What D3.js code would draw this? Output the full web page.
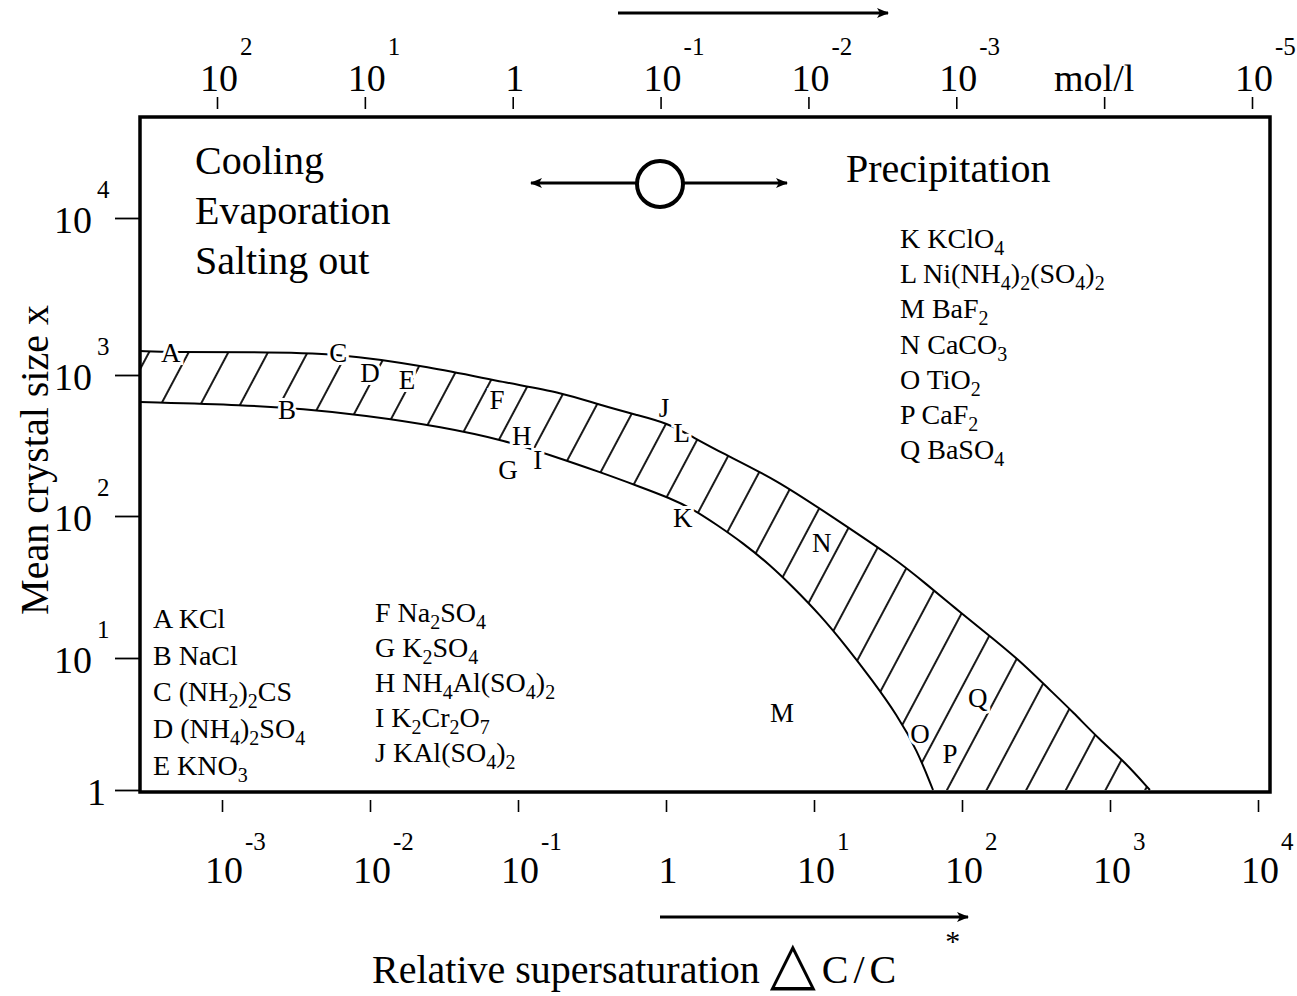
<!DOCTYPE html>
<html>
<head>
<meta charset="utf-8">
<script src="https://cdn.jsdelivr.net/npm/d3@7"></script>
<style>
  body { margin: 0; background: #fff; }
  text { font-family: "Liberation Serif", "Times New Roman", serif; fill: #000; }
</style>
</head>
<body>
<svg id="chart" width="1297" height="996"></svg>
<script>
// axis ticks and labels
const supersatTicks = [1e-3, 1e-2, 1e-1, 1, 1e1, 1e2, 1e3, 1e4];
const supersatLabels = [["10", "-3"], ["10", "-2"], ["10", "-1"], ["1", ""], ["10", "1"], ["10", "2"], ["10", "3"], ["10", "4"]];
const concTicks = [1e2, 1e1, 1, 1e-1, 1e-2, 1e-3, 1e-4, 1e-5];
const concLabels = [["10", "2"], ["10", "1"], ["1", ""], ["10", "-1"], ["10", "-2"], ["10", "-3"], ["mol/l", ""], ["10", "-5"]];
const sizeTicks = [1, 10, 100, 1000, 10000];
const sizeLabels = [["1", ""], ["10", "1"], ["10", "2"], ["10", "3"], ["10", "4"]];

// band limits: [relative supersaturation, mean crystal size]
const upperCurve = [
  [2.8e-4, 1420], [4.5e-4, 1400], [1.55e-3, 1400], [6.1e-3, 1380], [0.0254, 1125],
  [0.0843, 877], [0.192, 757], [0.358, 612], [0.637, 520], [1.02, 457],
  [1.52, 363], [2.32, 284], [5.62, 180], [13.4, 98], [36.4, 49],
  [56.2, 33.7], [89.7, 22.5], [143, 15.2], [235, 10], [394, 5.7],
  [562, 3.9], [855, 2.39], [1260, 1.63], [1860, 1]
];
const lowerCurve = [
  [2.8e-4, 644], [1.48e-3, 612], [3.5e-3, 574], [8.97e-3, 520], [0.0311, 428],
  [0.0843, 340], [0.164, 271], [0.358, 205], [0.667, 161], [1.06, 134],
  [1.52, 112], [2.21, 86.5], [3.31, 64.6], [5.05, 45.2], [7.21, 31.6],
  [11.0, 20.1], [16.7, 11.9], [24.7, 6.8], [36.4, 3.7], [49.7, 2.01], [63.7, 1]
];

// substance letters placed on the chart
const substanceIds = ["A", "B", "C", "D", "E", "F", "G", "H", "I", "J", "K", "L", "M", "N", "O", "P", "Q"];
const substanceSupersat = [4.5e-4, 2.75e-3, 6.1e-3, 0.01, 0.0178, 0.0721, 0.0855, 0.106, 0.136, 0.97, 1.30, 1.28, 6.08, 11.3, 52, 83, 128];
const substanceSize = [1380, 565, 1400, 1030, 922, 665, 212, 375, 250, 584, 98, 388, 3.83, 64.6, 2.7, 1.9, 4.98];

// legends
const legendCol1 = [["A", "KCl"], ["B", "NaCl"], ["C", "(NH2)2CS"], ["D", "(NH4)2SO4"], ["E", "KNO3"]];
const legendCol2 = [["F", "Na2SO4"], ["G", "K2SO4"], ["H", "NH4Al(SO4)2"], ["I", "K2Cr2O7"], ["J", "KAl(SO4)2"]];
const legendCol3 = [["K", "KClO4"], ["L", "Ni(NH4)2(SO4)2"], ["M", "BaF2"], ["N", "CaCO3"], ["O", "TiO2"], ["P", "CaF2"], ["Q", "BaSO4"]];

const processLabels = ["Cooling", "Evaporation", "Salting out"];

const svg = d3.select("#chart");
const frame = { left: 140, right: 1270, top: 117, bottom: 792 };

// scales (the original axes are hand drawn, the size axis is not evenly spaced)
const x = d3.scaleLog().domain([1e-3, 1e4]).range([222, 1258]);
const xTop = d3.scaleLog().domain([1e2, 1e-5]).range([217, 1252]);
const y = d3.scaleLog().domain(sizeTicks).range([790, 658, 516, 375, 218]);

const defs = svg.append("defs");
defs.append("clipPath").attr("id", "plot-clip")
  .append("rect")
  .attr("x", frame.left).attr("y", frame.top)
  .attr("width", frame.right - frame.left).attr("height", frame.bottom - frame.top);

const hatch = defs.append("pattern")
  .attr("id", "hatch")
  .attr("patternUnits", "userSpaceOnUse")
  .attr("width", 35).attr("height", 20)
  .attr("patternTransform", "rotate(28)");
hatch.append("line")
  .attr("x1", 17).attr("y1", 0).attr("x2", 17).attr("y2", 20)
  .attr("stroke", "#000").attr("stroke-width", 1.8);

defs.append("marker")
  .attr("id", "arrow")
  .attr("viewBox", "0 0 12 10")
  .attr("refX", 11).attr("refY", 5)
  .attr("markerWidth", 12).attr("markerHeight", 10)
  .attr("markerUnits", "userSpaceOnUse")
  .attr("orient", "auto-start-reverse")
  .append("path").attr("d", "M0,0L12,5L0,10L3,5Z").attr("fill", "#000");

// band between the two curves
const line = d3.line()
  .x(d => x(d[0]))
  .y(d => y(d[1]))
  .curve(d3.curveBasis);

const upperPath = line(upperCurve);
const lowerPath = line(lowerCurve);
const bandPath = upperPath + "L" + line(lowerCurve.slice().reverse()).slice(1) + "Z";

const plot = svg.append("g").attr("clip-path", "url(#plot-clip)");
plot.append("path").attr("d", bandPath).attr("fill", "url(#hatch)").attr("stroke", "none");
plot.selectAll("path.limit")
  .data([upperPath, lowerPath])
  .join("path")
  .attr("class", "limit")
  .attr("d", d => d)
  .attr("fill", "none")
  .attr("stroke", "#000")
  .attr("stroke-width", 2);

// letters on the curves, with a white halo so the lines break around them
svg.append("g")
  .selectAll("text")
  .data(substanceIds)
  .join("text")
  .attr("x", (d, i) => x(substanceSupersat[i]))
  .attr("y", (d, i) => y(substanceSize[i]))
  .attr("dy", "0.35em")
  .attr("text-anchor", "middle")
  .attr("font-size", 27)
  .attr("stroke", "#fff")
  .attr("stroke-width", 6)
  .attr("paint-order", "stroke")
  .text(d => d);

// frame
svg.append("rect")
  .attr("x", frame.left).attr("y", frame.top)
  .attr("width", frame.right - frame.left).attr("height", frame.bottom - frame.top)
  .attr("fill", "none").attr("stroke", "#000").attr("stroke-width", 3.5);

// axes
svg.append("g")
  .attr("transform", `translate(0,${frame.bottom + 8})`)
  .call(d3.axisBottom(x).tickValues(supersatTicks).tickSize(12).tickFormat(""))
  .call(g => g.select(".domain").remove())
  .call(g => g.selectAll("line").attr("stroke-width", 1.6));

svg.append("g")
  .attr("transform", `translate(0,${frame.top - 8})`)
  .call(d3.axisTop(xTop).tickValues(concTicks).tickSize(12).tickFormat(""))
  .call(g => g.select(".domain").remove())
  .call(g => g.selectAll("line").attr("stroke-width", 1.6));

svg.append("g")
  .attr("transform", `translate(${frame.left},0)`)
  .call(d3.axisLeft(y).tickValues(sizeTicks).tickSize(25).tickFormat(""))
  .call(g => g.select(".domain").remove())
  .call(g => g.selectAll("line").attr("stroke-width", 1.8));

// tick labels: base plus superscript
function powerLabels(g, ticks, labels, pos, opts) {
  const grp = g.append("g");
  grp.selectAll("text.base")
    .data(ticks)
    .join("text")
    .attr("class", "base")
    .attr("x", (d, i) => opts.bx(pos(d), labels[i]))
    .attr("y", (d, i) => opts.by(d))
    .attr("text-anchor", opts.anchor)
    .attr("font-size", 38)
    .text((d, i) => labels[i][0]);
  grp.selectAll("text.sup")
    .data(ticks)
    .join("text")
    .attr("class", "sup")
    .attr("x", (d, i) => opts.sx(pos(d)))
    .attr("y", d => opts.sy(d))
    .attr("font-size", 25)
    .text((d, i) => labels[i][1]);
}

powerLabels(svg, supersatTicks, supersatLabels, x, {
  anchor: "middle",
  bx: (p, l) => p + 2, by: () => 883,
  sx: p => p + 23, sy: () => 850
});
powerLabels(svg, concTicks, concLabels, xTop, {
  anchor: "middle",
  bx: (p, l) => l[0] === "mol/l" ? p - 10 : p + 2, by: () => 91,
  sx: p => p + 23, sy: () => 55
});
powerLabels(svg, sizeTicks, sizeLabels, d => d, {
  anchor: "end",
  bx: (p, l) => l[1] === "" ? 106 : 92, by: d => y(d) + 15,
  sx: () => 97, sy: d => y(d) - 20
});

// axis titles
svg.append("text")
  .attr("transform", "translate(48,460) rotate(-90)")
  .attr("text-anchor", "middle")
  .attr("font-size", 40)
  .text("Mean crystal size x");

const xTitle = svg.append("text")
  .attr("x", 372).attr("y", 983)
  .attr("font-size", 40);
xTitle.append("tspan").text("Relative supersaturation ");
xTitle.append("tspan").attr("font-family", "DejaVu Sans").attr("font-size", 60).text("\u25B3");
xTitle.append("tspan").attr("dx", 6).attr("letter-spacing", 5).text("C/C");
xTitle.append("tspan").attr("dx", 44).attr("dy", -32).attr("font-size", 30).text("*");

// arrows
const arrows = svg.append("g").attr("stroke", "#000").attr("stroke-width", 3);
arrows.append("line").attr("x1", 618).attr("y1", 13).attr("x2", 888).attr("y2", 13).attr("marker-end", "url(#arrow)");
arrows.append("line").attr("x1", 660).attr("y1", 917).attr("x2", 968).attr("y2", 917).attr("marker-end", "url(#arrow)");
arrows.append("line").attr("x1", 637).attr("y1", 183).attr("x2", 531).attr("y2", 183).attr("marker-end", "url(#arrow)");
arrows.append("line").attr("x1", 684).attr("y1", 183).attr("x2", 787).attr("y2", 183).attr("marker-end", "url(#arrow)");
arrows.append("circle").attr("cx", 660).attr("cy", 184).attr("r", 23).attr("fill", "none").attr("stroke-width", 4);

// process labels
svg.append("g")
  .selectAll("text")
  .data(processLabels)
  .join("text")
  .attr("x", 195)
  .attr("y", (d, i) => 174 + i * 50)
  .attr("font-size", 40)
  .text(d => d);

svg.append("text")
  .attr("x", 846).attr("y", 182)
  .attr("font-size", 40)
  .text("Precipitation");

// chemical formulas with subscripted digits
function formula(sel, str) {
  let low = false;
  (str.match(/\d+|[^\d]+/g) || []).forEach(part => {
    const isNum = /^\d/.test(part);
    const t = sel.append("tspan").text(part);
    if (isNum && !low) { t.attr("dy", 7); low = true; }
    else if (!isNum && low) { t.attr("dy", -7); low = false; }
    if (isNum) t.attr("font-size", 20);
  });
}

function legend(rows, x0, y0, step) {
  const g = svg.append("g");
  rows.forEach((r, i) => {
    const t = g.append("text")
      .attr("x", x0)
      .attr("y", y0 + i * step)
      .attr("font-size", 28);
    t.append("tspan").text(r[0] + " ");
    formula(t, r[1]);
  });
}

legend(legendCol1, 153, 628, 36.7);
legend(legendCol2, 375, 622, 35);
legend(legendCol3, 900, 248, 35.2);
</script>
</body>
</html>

**GIVEN TASK:**
Copy exactly the lines running from the beginning of the listing through the line that has "2.7, 1.9, 4.98];". Drop the pictures.

**THE OUTPUT:**
What D3.js code would draw this? Output the full web page.
<!DOCTYPE html>
<html>
<head>
<meta charset="utf-8">
<script src="https://cdn.jsdelivr.net/npm/d3@7"></script>
<style>
  body { margin: 0; background: #fff; }
  text { font-family: "Liberation Serif", "Times New Roman", serif; fill: #000; }
</style>
</head>
<body>
<svg id="chart" width="1297" height="996"></svg>
<script>
// axis ticks and labels
const supersatTicks = [1e-3, 1e-2, 1e-1, 1, 1e1, 1e2, 1e3, 1e4];
const supersatLabels = [["10", "-3"], ["10", "-2"], ["10", "-1"], ["1", ""], ["10", "1"], ["10", "2"], ["10", "3"], ["10", "4"]];
const concTicks = [1e2, 1e1, 1, 1e-1, 1e-2, 1e-3, 1e-4, 1e-5];
const concLabels = [["10", "2"], ["10", "1"], ["1", ""], ["10", "-1"], ["10", "-2"], ["10", "-3"], ["mol/l", ""], ["10", "-5"]];
const sizeTicks = [1, 10, 100, 1000, 10000];
const sizeLabels = [["1", ""], ["10", "1"], ["10", "2"], ["10", "3"], ["10", "4"]];

// band limits: [relative supersaturation, mean crystal size]
const upperCurve = [
  [2.8e-4, 1420], [4.5e-4, 1400], [1.55e-3, 1400], [6.1e-3, 1380], [0.0254, 1125],
  [0.0843, 877], [0.192, 757], [0.358, 612], [0.637, 520], [1.02, 457],
  [1.52, 363], [2.32, 284], [5.62, 180], [13.4, 98], [36.4, 49],
  [56.2, 33.7], [89.7, 22.5], [143, 15.2], [235, 10], [394, 5.7],
  [562, 3.9], [855, 2.39], [1260, 1.63], [1860, 1]
];
const lowerCurve = [
  [2.8e-4, 644], [1.48e-3, 612], [3.5e-3, 574], [8.97e-3, 520], [0.0311, 428],
  [0.0843, 340], [0.164, 271], [0.358, 205], [0.667, 161], [1.06, 134],
  [1.52, 112], [2.21, 86.5], [3.31, 64.6], [5.05, 45.2], [7.21, 31.6],
  [11.0, 20.1], [16.7, 11.9], [24.7, 6.8], [36.4, 3.7], [49.7, 2.01], [63.7, 1]
];

// substance letters placed on the chart
const substanceIds = ["A", "B", "C", "D", "E", "F", "G", "H", "I", "J", "K", "L", "M", "N", "O", "P", "Q"];
const substanceSupersat = [4.5e-4, 2.75e-3, 6.1e-3, 0.01, 0.0178, 0.0721, 0.0855, 0.106, 0.136, 0.97, 1.30, 1.28, 6.08, 11.3, 52, 83, 128];
const substanceSize = [1380, 565, 1400, 1030, 922, 665, 212, 375, 250, 584, 98, 388, 3.83, 64.6, 2.7, 1.9, 4.98];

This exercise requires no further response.